Le “invenzioni” béjartiane vanno dal semplice utilizzo del lenzuolo ai lettini con le rotelle usate negli ospedali con gli infermieri che li spingono, alle zeppe o cubi altissimi posti sotto le calzature, oppure l’uso di barre in similmetallo opportunamente curvate dentro cui rotolano alcuni danzatori, alle radiografie ingrandite ed appese di una cassa toracica, una calcagno ed una mano, al gioco di cuscini e piume sino ad una scatola con 4 pareti che arriva a contenere fino a 16 ballerini, tutti e solo rigorosamente uomini (una sorta di dark room? Forse…).

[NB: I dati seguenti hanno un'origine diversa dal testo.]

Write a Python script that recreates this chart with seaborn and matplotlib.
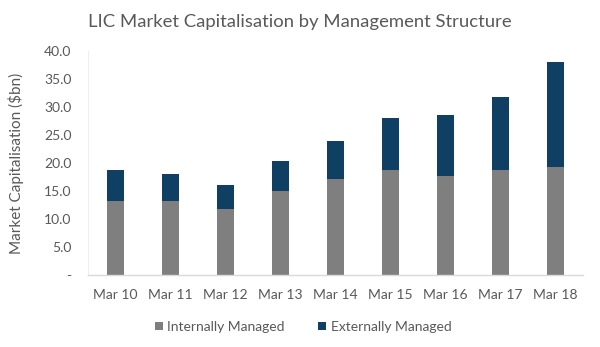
import matplotlib
matplotlib.use("Agg")
import matplotlib.pyplot as plt
from matplotlib.patches import Patch
from matplotlib.ticker import FuncFormatter
import seaborn as sns
import pandas as pd

periods = ["Mar 10", "Mar 11", "Mar 12", "Mar 13", "Mar 14",
           "Mar 15", "Mar 16", "Mar 17", "Mar 18"]
internally_managed = [13.3, 13.2, 11.8, 15.0, 17.2, 18.8, 17.6, 18.8, 19.3]
externally_managed = [5.5, 4.8, 4.2, 5.3, 6.8, 9.2, 11.0, 12.9, 18.7]

GREY = "#7f7f7f"
NAVY = "#0f3f63"
TEXT = "#595959"

df = pd.DataFrame({
    "period": periods,
    "internal": internally_managed,
    "external": externally_managed,
})
df["total"] = df["internal"] + df["external"]

sns.set_theme(style="white")
plt.rcParams["font.family"] = ["Lato", "DejaVu Sans"]

fig = plt.figure(figsize=(6.0, 3.47), dpi=100)
ax = fig.add_axes([0.1467, 0.2075, 0.825, 0.6455])

# stacked columns: full height in navy, internal share drawn over it in grey
sns.barplot(data=df, x="period", y="total", color=NAVY, width=0.31,
            saturation=1, ax=ax, edgecolor="none")
sns.barplot(data=df, x="period", y="internal", color=GREY, width=0.31,
            saturation=1, ax=ax, edgecolor="none")

ax.set_xlim(-0.5, len(periods) - 0.5)
ax.set_ylim(0, 40)
ax.set_yticks([0, 5, 10, 15, 20, 25, 30, 35, 40])
ax.yaxis.set_major_formatter(
    FuncFormatter(lambda v, _: "-" if v == 0 else f"{v:.1f}"))

for s in ["top", "right"]:
    ax.spines[s].set_visible(False)
ax.spines["left"].set_color("#eeeeee")
ax.spines["left"].set_linewidth(0.8)
ax.spines["bottom"].set_color("#d9d9d9")
ax.spines["bottom"].set_linewidth(1.0)

ax.tick_params(axis="y", length=0, pad=12, labelsize=10, labelcolor=TEXT)
ax.tick_params(axis="x", length=0, pad=10, labelsize=10, labelcolor=TEXT)
ax.set_xlabel("")
ax.set_ylabel("Market Capitalisation ($bn)", fontsize=11, color=TEXT,
              labelpad=14)

fig.text(0.5, 0.938, "LIC Market Capitalisation by Management Structure",
         ha="center", va="center", fontsize=13.3, color=TEXT)

handles = [Patch(facecolor=GREY, edgecolor="none", label="Internally Managed"),
           Patch(facecolor=NAVY, edgecolor="none", label="Externally Managed")]
fig.legend(handles=handles, loc="center", bbox_to_anchor=(0.505, 0.058),
           ncol=2, frameon=False, fontsize=10, handlelength=0.6,
           handleheight=0.6, handletextpad=0.3, columnspacing=2.4,
           labelcolor=TEXT)

fig.savefig("out.png", dpi=100, facecolor="white")
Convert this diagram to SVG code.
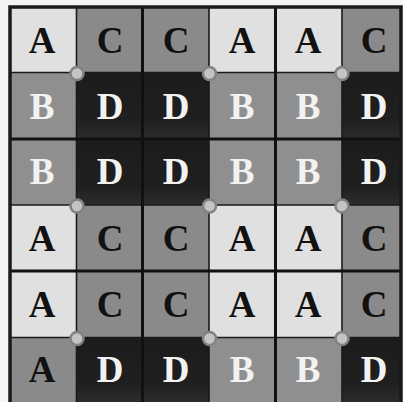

I passaggi musicali dai Queen a Mozart non sono e non vogliono essere addolciti lasciando spesso un senso di ansia e sbigottimento nello spettatore. Béjart riesce anche a calibrare gli applausi, ovvero riesce ad ottenerli quando lo desidera, come dopo “Sea side rendez-vous”, mantenendo la tensione in crescendo e l’attenzione sempre viva ed attenta.
Che dire dei ballerini: ovviamente tutti dotatissimi, ma anche molto lavorati. Un corpo di ballo che si può veramente definire tale e che è capace, anche di piccoli gesti, di eseguirli all’unisono, come quando all’inizio sono sdraiati sul fianco ed iniziano ad alzare il braccio partendo dal gomito.